§ **Task requirements**: Extract the lines from the start through the line that holds "const pcYerr = [0.9, 0.8, 0.7, 0.35, 0.007, 3.4e-4];", both included, omitting all images.

§ **Dataset section**:
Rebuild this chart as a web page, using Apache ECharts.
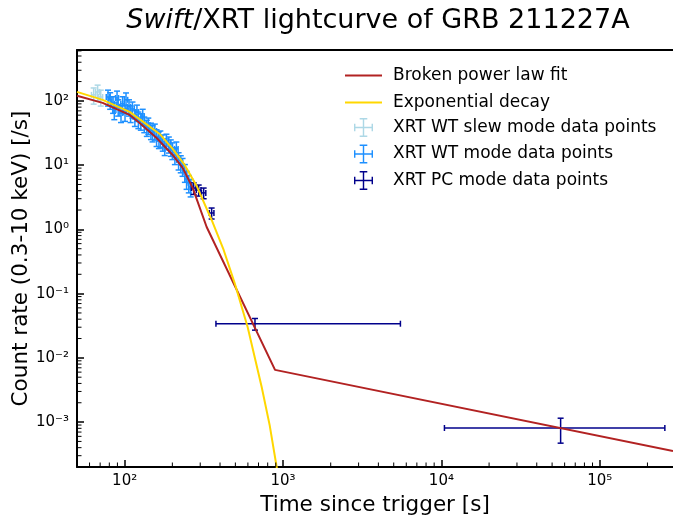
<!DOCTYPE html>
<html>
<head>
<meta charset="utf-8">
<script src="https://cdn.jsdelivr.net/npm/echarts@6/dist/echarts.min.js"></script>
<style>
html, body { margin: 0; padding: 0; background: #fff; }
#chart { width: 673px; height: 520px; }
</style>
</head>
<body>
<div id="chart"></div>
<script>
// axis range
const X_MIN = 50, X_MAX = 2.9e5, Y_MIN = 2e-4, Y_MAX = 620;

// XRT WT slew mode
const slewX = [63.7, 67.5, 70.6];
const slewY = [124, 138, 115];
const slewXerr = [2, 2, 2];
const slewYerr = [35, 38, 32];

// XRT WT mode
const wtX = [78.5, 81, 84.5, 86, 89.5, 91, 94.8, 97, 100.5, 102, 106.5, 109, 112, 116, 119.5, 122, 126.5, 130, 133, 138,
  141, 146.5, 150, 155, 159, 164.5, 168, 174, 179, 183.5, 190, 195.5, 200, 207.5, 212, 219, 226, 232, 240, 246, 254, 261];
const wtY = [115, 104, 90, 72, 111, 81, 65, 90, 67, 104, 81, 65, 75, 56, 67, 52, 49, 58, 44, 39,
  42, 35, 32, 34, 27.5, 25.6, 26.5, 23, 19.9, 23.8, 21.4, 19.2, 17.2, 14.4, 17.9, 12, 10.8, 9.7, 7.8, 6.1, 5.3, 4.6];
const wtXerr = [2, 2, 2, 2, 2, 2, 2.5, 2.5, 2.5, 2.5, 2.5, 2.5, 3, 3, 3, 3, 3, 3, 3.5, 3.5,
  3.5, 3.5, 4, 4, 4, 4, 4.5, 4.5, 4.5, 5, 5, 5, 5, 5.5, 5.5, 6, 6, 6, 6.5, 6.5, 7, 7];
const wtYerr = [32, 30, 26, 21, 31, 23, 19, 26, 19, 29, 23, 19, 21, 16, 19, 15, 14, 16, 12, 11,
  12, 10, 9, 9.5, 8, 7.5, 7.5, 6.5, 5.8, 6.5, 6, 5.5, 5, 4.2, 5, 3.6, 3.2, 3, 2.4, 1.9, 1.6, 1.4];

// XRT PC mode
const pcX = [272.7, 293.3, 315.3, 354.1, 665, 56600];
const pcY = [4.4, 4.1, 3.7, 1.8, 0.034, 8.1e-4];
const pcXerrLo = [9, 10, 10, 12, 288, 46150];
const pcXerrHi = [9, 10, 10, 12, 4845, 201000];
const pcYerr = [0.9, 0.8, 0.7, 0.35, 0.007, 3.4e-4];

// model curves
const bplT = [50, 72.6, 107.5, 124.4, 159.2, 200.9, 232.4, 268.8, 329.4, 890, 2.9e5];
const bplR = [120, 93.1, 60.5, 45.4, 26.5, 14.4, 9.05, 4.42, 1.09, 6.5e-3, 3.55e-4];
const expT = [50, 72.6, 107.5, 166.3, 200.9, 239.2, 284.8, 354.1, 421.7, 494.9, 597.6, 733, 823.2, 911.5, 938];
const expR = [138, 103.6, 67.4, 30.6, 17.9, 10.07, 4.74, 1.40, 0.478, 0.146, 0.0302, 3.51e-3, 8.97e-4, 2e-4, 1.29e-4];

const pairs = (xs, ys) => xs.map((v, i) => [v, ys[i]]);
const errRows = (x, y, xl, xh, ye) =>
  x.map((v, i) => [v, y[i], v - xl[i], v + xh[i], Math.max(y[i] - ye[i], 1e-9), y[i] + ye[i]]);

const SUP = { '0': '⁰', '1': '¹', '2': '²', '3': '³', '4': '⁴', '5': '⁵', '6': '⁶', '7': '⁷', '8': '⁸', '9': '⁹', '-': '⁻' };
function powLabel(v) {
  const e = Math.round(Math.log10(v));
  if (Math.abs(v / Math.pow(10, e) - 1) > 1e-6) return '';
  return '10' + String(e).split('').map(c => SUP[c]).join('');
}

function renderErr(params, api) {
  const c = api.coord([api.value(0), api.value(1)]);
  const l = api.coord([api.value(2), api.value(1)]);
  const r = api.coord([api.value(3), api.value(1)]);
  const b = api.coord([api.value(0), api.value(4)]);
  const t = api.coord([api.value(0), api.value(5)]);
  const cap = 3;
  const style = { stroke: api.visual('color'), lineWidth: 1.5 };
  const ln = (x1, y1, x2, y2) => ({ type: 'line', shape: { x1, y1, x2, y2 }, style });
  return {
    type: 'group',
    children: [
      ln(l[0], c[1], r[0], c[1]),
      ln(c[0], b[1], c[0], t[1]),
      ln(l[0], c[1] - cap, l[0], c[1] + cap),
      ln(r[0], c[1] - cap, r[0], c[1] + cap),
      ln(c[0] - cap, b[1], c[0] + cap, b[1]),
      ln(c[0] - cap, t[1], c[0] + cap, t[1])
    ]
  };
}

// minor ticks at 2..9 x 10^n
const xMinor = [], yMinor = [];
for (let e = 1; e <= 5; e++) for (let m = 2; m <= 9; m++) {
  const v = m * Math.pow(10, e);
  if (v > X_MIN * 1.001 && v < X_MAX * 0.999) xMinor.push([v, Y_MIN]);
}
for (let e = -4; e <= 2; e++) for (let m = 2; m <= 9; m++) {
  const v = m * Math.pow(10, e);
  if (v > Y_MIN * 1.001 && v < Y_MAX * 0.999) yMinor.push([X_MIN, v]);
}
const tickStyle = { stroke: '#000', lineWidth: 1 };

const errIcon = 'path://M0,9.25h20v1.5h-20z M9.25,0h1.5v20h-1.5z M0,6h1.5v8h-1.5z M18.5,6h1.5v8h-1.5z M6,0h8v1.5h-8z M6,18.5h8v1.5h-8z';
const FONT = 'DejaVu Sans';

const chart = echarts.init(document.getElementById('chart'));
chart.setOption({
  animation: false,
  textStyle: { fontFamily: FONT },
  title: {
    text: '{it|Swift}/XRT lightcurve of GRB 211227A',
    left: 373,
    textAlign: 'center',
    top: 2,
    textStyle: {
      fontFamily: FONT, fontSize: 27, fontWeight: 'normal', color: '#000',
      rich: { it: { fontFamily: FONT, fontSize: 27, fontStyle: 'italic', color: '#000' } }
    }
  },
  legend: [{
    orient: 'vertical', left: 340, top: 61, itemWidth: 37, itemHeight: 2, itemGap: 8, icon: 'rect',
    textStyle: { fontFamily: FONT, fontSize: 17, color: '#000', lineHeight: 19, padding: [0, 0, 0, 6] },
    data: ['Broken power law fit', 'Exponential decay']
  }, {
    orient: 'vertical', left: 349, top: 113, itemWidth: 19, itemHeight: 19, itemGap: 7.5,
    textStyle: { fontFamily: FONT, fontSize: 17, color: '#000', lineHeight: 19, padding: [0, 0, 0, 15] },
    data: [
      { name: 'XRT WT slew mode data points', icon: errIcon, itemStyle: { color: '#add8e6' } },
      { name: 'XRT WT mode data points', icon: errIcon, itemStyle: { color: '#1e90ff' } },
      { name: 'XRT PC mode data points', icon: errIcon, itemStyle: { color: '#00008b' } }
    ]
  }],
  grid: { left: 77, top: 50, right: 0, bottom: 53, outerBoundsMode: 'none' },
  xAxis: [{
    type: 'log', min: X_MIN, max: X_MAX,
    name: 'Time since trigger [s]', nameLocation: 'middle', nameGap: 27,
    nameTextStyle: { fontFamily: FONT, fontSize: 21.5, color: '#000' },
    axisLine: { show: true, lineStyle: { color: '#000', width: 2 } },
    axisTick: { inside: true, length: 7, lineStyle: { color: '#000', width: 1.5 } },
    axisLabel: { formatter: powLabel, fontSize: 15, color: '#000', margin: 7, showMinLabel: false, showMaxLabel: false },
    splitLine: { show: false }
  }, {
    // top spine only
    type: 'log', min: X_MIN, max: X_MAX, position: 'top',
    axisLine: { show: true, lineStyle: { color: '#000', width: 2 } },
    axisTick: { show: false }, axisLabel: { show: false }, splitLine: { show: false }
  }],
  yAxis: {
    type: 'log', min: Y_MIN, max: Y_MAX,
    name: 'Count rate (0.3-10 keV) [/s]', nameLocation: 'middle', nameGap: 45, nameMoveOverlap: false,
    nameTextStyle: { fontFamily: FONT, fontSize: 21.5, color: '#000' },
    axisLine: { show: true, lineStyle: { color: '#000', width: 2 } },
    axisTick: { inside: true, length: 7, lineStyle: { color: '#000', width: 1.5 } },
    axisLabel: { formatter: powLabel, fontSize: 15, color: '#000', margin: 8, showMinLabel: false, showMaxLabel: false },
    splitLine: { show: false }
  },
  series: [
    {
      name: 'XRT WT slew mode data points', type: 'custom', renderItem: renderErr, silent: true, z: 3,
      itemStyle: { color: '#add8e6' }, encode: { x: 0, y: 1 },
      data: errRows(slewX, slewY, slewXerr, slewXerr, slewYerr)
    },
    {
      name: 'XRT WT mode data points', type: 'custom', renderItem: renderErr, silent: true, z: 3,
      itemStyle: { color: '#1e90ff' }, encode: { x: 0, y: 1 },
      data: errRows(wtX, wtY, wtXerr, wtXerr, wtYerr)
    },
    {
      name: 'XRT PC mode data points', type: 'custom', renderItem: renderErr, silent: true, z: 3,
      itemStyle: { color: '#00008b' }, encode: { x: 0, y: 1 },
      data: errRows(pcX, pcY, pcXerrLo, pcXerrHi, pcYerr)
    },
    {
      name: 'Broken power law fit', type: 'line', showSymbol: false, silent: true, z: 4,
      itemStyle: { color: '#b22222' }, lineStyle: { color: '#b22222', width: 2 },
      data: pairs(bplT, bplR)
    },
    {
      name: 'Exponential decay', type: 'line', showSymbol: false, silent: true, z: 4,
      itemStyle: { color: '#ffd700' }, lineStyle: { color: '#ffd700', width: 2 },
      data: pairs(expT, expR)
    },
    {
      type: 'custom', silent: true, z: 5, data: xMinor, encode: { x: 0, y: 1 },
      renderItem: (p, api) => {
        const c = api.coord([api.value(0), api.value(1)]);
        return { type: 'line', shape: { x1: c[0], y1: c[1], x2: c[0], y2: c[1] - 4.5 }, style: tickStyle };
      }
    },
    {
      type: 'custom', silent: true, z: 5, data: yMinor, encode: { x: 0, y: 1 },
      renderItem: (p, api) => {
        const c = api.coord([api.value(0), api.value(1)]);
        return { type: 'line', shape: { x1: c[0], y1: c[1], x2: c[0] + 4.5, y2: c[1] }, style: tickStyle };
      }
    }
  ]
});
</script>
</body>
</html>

§ **Full solution**:
Rebuild this chart as a web page, using Apache ECharts.
<!DOCTYPE html>
<html>
<head>
<meta charset="utf-8">
<script src="https://cdn.jsdelivr.net/npm/echarts@6/dist/echarts.min.js"></script>
<style>
html, body { margin: 0; padding: 0; background: #fff; }
#chart { width: 673px; height: 520px; }
</style>
</head>
<body>
<div id="chart"></div>
<script>
// axis range
const X_MIN = 50, X_MAX = 2.9e5, Y_MIN = 2e-4, Y_MAX = 620;

// XRT WT slew mode
const slewX = [63.7, 67.5, 70.6];
const slewY = [124, 138, 115];
const slewXerr = [2, 2, 2];
const slewYerr = [35, 38, 32];

// XRT WT mode
const wtX = [78.5, 81, 84.5, 86, 89.5, 91, 94.8, 97, 100.5, 102, 106.5, 109, 112, 116, 119.5, 122, 126.5, 130, 133, 138,
  141, 146.5, 150, 155, 159, 164.5, 168, 174, 179, 183.5, 190, 195.5, 200, 207.5, 212, 219, 226, 232, 240, 246, 254, 261];
const wtY = [115, 104, 90, 72, 111, 81, 65, 90, 67, 104, 81, 65, 75, 56, 67, 52, 49, 58, 44, 39,
  42, 35, 32, 34, 27.5, 25.6, 26.5, 23, 19.9, 23.8, 21.4, 19.2, 17.2, 14.4, 17.9, 12, 10.8, 9.7, 7.8, 6.1, 5.3, 4.6];
const wtXerr = [2, 2, 2, 2, 2, 2, 2.5, 2.5, 2.5, 2.5, 2.5, 2.5, 3, 3, 3, 3, 3, 3, 3.5, 3.5,
  3.5, 3.5, 4, 4, 4, 4, 4.5, 4.5, 4.5, 5, 5, 5, 5, 5.5, 5.5, 6, 6, 6, 6.5, 6.5, 7, 7];
const wtYerr = [32, 30, 26, 21, 31, 23, 19, 26, 19, 29, 23, 19, 21, 16, 19, 15, 14, 16, 12, 11,
  12, 10, 9, 9.5, 8, 7.5, 7.5, 6.5, 5.8, 6.5, 6, 5.5, 5, 4.2, 5, 3.6, 3.2, 3, 2.4, 1.9, 1.6, 1.4];

// XRT PC mode
const pcX = [272.7, 293.3, 315.3, 354.1, 665, 56600];
const pcY = [4.4, 4.1, 3.7, 1.8, 0.034, 8.1e-4];
const pcXerrLo = [9, 10, 10, 12, 288, 46150];
const pcXerrHi = [9, 10, 10, 12, 4845, 201000];
const pcYerr = [0.9, 0.8, 0.7, 0.35, 0.007, 3.4e-4];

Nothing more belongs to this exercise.